Coupling simulation of the cooling air duct and the battery pack in battery energy storage systems

Abstract The air-cooled battery thermal management system (BTMS) is a safe and cost-effective system to control the operating temperature of the battery energy storage system (BESS) within a desirable range. Different from the design of the air supply flow field of most BESSs in previous studies, this study proposes a novel calculation method that combines the cooling air duct and the battery pack to enhance the heat dissipation of the battery. Using computational fluid dynamics (CFD) models, potential problems with numerical calculations of cooling air duct and battery packs alone and coupled simulations of the two are investigated. The important factors influencing the uniformity of air supply are identified, and creative measures for improvement are proposed.

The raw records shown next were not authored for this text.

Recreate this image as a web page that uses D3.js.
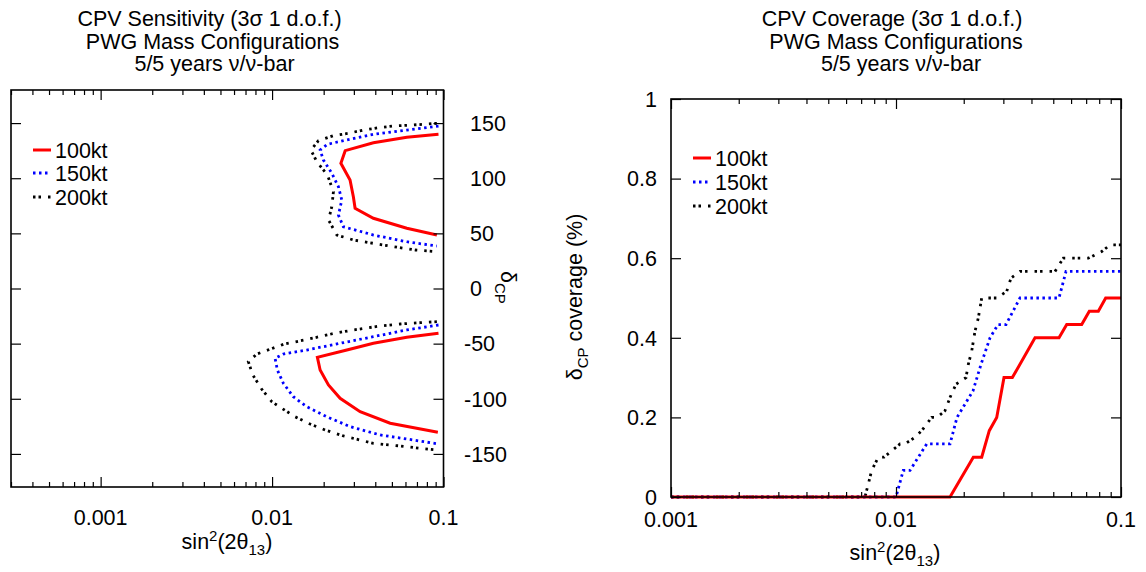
<!DOCTYPE html>
<html><head><meta charset="utf-8">
<script src="https://cdn.jsdelivr.net/npm/d3@7"></script>
<style>
body{margin:0;background:#fff}
svg{display:block}
text{font-family:"Liberation Sans",Arial,Helvetica,sans-serif;fill:#000}
</style></head><body>
<svg id="chart" width="1146" height="572"></svg>
<script>
// ---------- data ----------
const seriesNames  = ["100kt", "150kt", "200kt"];
const seriesColors = ["#ff0000", "#0000ff", "#000000"];

const sensTitle = ["CPV Sensitivity (3\u03c3 1 d.o.f.)", "PWG Mass Configurations", "5/5 years \u03bd/\u03bd-bar"];
const covTitle  = ["CPV Coverage (3\u03c3 1 d.o.f.)", "PWG Mass Configurations", "5/5 years \u03bd/\u03bd-bar"];

const sensXTicks = [0.001, 0.01, 0.1];
const sensYTicks = [-150, -100, -50, 0, 50, 100, 150];
const covXTicks  = [0.001, 0.01, 0.1];
const covYTicks  = [0, 0.2, 0.4, 0.6, 0.8, 1];

// 3 sigma CPV contours: [sin^2(2theta13), deltaCP in degrees]
const sens100Upper = [[0.0935,139.8],[0.0611,137.1],[0.039,132.2],[0.0267,125],[0.0252,113.5],[0.0285,98.4],
  [0.0298,83.2],[0.0305,72.7],[0.039,63.7],[0.0611,54.6],[0.0915,48.5]];
const sens150Upper = [[0.0935,147.3],[0.0611,143.7],[0.039,139.8],[0.0273,134.7],[0.02104,130.8],[0.01907,125.6],
  [0.01993,116.5],[0.02231,104.5],[0.02438,92.3],[0.02551,80.2],[0.02438,66.6],[0.02606,56],
  [0.039,48.5],[0.0611,42.4],[0.0915,38.5]];
const sens200Upper = [[0.0915,149.8],[0.0668,148.3],[0.0511,147.4],[0.0418,145.8],[0.0341,143.7],[0.02789,140.7],
  [0.0228,138.6],[0.01864,134],[0.01683,125.6],[0.01824,115],[0.02104,102.9],[0.0228,87.8],
  [0.02231,74.2],[0.02134,62.1],[0.02388,48.5],[0.02982,44],[0.04464,39.4],[0.0684,34.9],[0.0915,33.4]];
const sens100Lower = [[0.0935,-40.6],[0.0611,-44.3],[0.039,-49.7],[0.0273,-55.8],[0.01838,-62.4],[0.01907,-73.9],
  [0.02132,-87.5],[0.02494,-99.6],[0.03264,-111.7],[0.04886,-122.2],[0.0927,-130.4]];
const sens150Lower = [[0.0935,-33.1],[0.0611,-37.6],[0.039,-43.7],[0.02494,-49.7],[0.01594,-55.8],[0.01164,-59.4],
  [0.01041,-63.3],[0.01074,-73.9],[0.01164,-86],[0.0133,-98.1],[0.01594,-107.2],[0.02086,-116.3],
  [0.02853,-125.3],[0.04271,-132.8],[0.06682,-137.4],[0.0935,-141]];
const sens200Lower = [[0.0915,-30.1],[0.0731,-31],[0.0559,-32.2],[0.04271,-34],[0.02982,-37.6],[0.02317,-40.6],
  [0.01548,-46.7],[0.01164,-50.6],[0.00973,-55.1],[0.00814,-59.4],[0.00727,-66.4],[0.00772,-78.4],
  [0.00871,-91.4],[0.00996,-102.6],[0.01139,-108.6],[0.01362,-116.3],[0.01667,-122.9],[0.02039,-128.3],
  [0.02607,-133.7],[0.039,-140.4],[0.0559,-142.8],[0.0731,-144.9],[0.0915,-146.4]];

// deltaCP coverage fraction vs sin^2(2theta13)
const cov100 = [[0.001,0],[0.01738,0],[0.02206,0.1],[0.02404,0.1],[0.02598,0.1667],[0.02803,0.2],[0.0302,0.3],
  [0.03289,0.3],[0.04148,0.4],[0.05302,0.4],[0.05738,0.4333],[0.06689,0.4333],[0.07231,0.4667],
  [0.07929,0.4667],[0.0855,0.5],[0.1,0.5]];
const cov150 = [[0.001,0],[0.01,0],[0.01077,0.0667],[0.01154,0.0667],[0.01369,0.1333],[0.01738,0.1333],
  [0.01867,0.2],[0.02026,0.2333],[0.02199,0.2667],[0.02387,0.3333],[0.02617,0.4],[0.0284,0.4333],
  [0.03083,0.4333],[0.03311,0.4667],[0.03557,0.5],[0.05302,0.5],[0.05696,0.5667],[0.1,0.5667]];
const cov200 = [[0.001,0],[0.00728,0],[0.0078,0.0667],[0.00834,0.1],[0.00885,0.1],[0.0096,0.1167],
  [0.01042,0.1333],[0.01096,0.1333],[0.01215,0.15],[0.01301,0.1667],[0.01441,0.2],[0.01521,0.2],
  [0.01651,0.2167],[0.01738,0.25],[0.01848,0.2833],[0.02047,0.3],[0.02096,0.3333],[0.0217,0.3667],
  [0.02245,0.4167],[0.02322,0.45],[0.02404,0.5],[0.02803,0.5],[0.03105,0.5167],[0.03244,0.55],
  [0.03557,0.5667],[0.05089,0.5667],[0.05542,0.6],[0.07157,0.6],[0.08209,0.6167],[0.08936,0.6333],[0.1,0.6333]];

// ---------- styling ----------
const FS = 21.5;
const dashes = [null, "2.5,3.5", "2.5,3,2.5,7"];
const widths = [3, 2.8, 2.8];

const svg = d3.select("#chart");

function styleLine(sel, i) {
  sel.attr("fill", "none")
     .attr("stroke", seriesColors[i])
     .attr("stroke-width", widths[i])
     .attr("stroke-dasharray", dashes[i]);
}

// axis ticks (inward), majors longer than minors
function drawTicks(g, x, y, majorX, minorX, majorY) {
  const [x0, x1] = x.range(), [y0, y1] = y.range(); // y0 bottom, y1 top
  const sw = 1.2;
  const addAxis = (axis, tr) => {
    const a = g.append("g").attr("transform", tr).call(axis);
    a.select(".domain").remove();
    a.selectAll("line").attr("stroke", "#000").attr("stroke-width", sw);
    a.selectAll("text").remove();
  };
  addAxis(d3.axisBottom(x).tickValues(majorX).tickSize(-10), `translate(0,${y0})`);
  addAxis(d3.axisBottom(x).tickValues(minorX).tickSize(-5), `translate(0,${y0})`);
  addAxis(d3.axisTop(x).tickValues(majorX).tickSize(-10), `translate(0,${y1})`);
  addAxis(d3.axisTop(x).tickValues(minorX).tickSize(-5), `translate(0,${y1})`);
  addAxis(d3.axisLeft(y).tickValues(majorY).tickSize(-10), `translate(${x0},0)`);
  addAxis(d3.axisRight(y).tickValues(majorY).tickSize(-10), `translate(${x1},0)`);
  g.append("rect").attr("x", x0).attr("y", y1).attr("width", x1 - x0).attr("height", y0 - y1)
    .attr("fill", "none").attr("stroke", "#000").attr("stroke-width", 1.6);
}

function addTitle(lines, cx) {
  const ys = [26, 49, 71];
  lines.forEach((t, i) => {
    svg.append("text").attr("x", cx[i]).attr("y", ys[i]).attr("text-anchor", "middle")
      .attr("font-size", FS).text(t);
  });
}

function sinLabel(cx, y) {
  const t = svg.append("text").attr("x", cx).attr("y", y).attr("text-anchor", "middle").attr("font-size", FS);
  t.append("tspan").text("sin");
  t.append("tspan").attr("dy", -8).attr("font-size", 15).text("2");
  t.append("tspan").attr("dy", 8).text("(2\u03b8");
  t.append("tspan").attr("dy", 6).attr("font-size", 15).text("13");
  t.append("tspan").attr("dy", -6).text(")");
}

function legend(x, ys) {
  seriesNames.forEach((n, i) => {
    svg.append("line").attr("x1", x).attr("x2", x + 18).attr("y1", ys[i]).attr("y2", ys[i])
      .call(styleLine, i);
    svg.append("text").attr("x", x + 22).attr("y", ys[i]).attr("dy", "0.36em")
      .attr("font-size", FS).text(n);
  });
}

// ---------- left panel: CPV sensitivity ----------
{
  const x = d3.scaleLog().domain([0.0003, 0.1]).range([11, 443.5]);
  const y = d3.scaleLinear().domain([-180, 180]).range([487, 90]);
  const g = svg.append("g");
  const minor = x.ticks().filter(v => !sensXTicks.some(m => Math.abs(m - v) / m < 1e-6));

  const line = d3.line().x(d => x(d[0])).y(d => y(d[1]));
  const contours = [[sens100Upper, sens100Lower], [sens150Upper, sens150Lower], [sens200Upper, sens200Lower]];
  [2, 1, 0].forEach(i => {
    contours[i].forEach(c => g.append("path").attr("d", line(c)).call(styleLine, i));
  });

  drawTicks(g, x, y, sensXTicks, minor, sensYTicks);

  g.selectAll(".xl").data(sensXTicks).enter().append("text")
    .attr("x", d => x(d)).attr("y", 525).attr("text-anchor", "middle").attr("font-size", FS)
    .text(d => String(d));
  g.selectAll(".yl").data(sensYTicks).enter().append("text")
    .attr("x", d => d < 0 ? 464 : 470).attr("y", d => y(d)).attr("dy", "0.36em")
    .attr("font-size", FS).text(d => d < 0 ? "-" + Math.abs(d) : String(d));

  // deltaCP axis title, rotated to read downward
  const t = svg.append("text").attr("transform", "translate(501,271) rotate(90)").attr("font-size", FS);
  t.append("tspan").text("\u03b4");
  t.append("tspan").attr("dy", 6).attr("font-size", 15).text("CP");

  sinLabel(227, 549);
  addTitle(sensTitle, [209.5, 212.5, 214.5]);
  legend(33, [150, 173, 197]);
}

// ---------- right panel: CPV coverage ----------
{
  const x = d3.scaleLog().domain([0.001, 0.1]).range([671, 1121]);
  const y = d3.scaleLinear().domain([0, 1]).range([497, 99]);
  const g = svg.append("g");
  const minor = x.ticks().filter(v => !covXTicks.some(m => Math.abs(m - v) / m < 1e-6));

  const line = d3.line().x(d => x(d[0])).y(d => y(d[1]));
  const series = [cov100, cov150, cov200];
  [2, 1, 0].forEach(i => g.append("path").attr("d", line(series[i])).call(styleLine, i));

  drawTicks(g, x, y, covXTicks, minor, covYTicks);

  g.selectAll(".xl").data(covXTicks).enter().append("text")
    .attr("x", d => x(d)).attr("y", 527).attr("text-anchor", "middle").attr("font-size", FS)
    .text(d => String(d));
  g.selectAll(".yl").data(covYTicks).enter().append("text")
    .attr("x", 657).attr("y", d => y(d)).attr("dy", "0.36em").attr("text-anchor", "end")
    .attr("font-size", FS).text(d => String(d));

  const t = svg.append("text").attr("transform", "translate(582,297) rotate(-90)")
    .attr("text-anchor", "middle").attr("font-size", FS);
  t.append("tspan").text("\u03b4");
  t.append("tspan").attr("dy", 6).attr("font-size", 15).text("CP");
  t.append("tspan").attr("dy", -6).text(" coverage (%)");

  sinLabel(895, 560);
  addTitle(covTitle, [892, 896, 901]);
  legend(693, [158, 182, 206]);
}
</script>
</body></html>
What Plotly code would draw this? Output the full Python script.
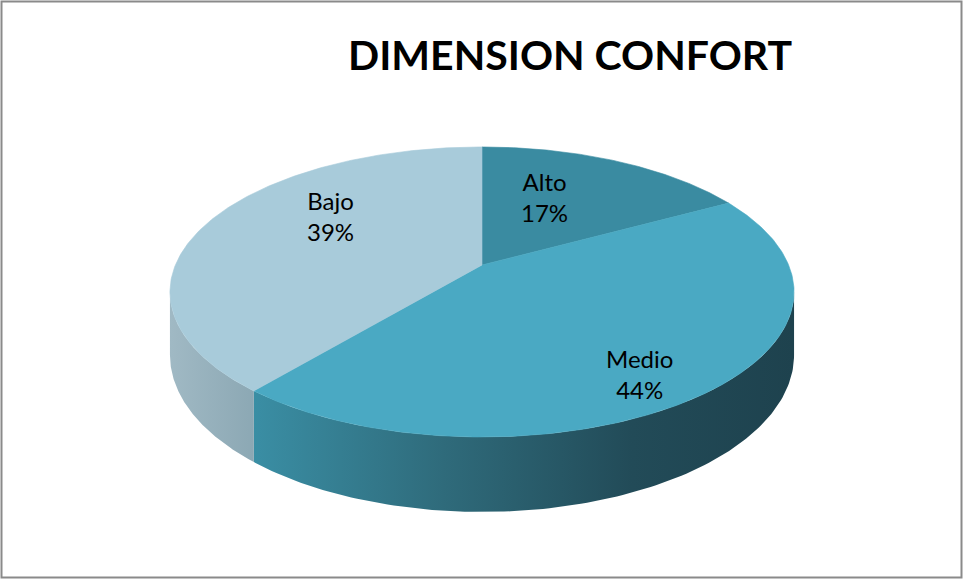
import numpy as np
import plotly.graph_objects as go

# ---- data ----
categories = ["Alto", "Medio", "Bajo"]
values = [17, 44, 39]
title_text = "DIMENSION CONFORT"

# ---- style ----
top_colors = ["#3A8BA1", "#4AA9C3", "#A8CBDA"]
side_gradients = {
    "Alto": [[0, "#2E6E80"], [1, "#2E6E80"]],
    "Medio": [[0, "#3A8EA4"], [0.35, "#2F6B7B"], [0.7, "#224B58"], [1, "#1E424E"]],
    "Bajo": [[0, "#A0B9C4"], [1, "#8CA8B4"]],
}
label_pos = {"Alto": (544, 197), "Medio": (639, 374), "Bajo": (330, 216)}

W, H = 964, 580
CX, CY = 482, 265      # projected pie vertex (px)
R, RY = 306.6, 140.0   # horizontal / depth radii
K = 0.186              # perspective strength
DEPTH = 61.0           # thickness


def proj(phi, t=0.0):
    """phi: clockwise angle from back (12 o'clock), t: 0 top face, 1 bottom."""
    x = np.sin(phi)
    z = np.cos(phi)
    d = 1 + K * z
    return CX + R * x / d, CY - RY * z / d + DEPTH * t / d


fig = go.Figure()

total = float(sum(values))
bounds = []
start = 0.0
for v in values:
    end = start + 2 * np.pi * v / total
    bounds.append((start, end))
    start = end

# visible side range (front half between silhouettes)
sil_r = np.arccos(-K)
sil_l = 2 * np.pi - sil_r

# sides first
for cat, (a, b) in zip(categories, bounds):
    lo, hi = max(a, sil_r), min(b, sil_l)
    if hi <= lo:
        continue
    ph = np.linspace(lo, hi, 120)
    xt, yt = proj(ph, 0)
    xb, yb = proj(ph[::-1], 1)
    xs = np.concatenate([xt, xb, xt[:1]])
    ys = np.concatenate([yt, yb, yt[:1]])
    fig.add_trace(go.Scatter(
        x=xs, y=ys, mode="lines", line=dict(width=0),
        fill="toself",
        fillgradient=dict(type="horizontal", colorscale=side_gradients[cat]),
        hoverinfo="skip", showlegend=False))

# top faces
for cat, (a, b), col in zip(categories, bounds, top_colors):
    ph = np.linspace(a, b, 200)
    xe, ye = proj(ph, 0)
    xs = np.concatenate([[CX], xe, [CX]])
    ys = np.concatenate([[CY], ye, [CY]])
    fig.add_trace(go.Scatter(
        x=xs, y=ys, mode="lines", line=dict(width=0.6, color=col),
        fill="toself", fillcolor=col,
        hoverinfo="skip", showlegend=False))

annotations = []
for cat, v in zip(categories, values):
    x, y = label_pos[cat]
    annotations.append(dict(
        x=x, y=y, xref="x", yref="y", showarrow=False,
        text=f"{cat}<br>{v}%",
        font=dict(family="Lato", size=24, color="#000000"),
        align="center"))

annotations.append(dict(
    x=570, y=54, xref="x", yref="y", showarrow=False,
    text=f"<b>{title_text}</b>",
    font=dict(family="Lato", size=41, color="#000000")))

fig.update_layout(
    width=W, height=H,
    margin=dict(l=0, r=0, t=0, b=0),
    paper_bgcolor="white", plot_bgcolor="white",
    xaxis=dict(range=[0, W], visible=False, fixedrange=True),
    yaxis=dict(range=[H, 0], visible=False, fixedrange=True),
    annotations=annotations,
    shapes=[dict(type="rect", xref="paper", yref="paper",
                 x0=1.5 / W, x1=(W - 2.5) / W, y0=2.5 / H, y1=(H - 1.5) / H,
                 line=dict(color="#8A8A8A", width=2))],
)

fig.write_html("out.html")
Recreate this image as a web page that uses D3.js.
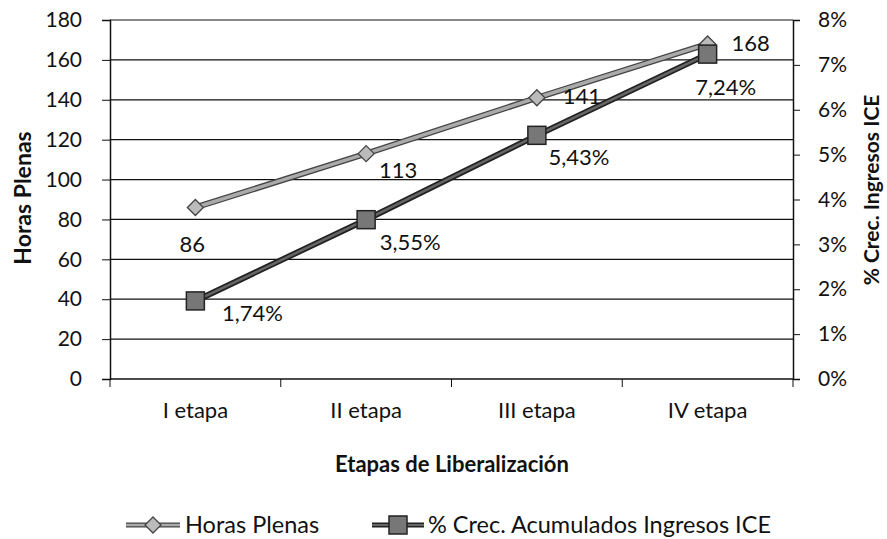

The results in this paper show that the uniformity of the outlet air supply does not indicate that the temperature uniformity performance of the matrix battery meets the requirements due to the variation of the sub air duct outlet pressure, and the coupling simulation of the cooling air duct and the battery pack is an essential process for BESS. With the improvements proposed in this paper, the standard deviation coefficient of velocity is reduced from 60.3% to 12.6%. Furthermore, the innovative improvement of placing the partition in the connecting duct can regulates the battery temperature between 298.58 K and 311.73 K and ensures a maximum temperature difference of only 4.22 K for a single battery. Ultimately, the power consumption of the cooling system can be reduced by 6.9%. The results of the paper provide a guide for uniform heat dissipation in BESS.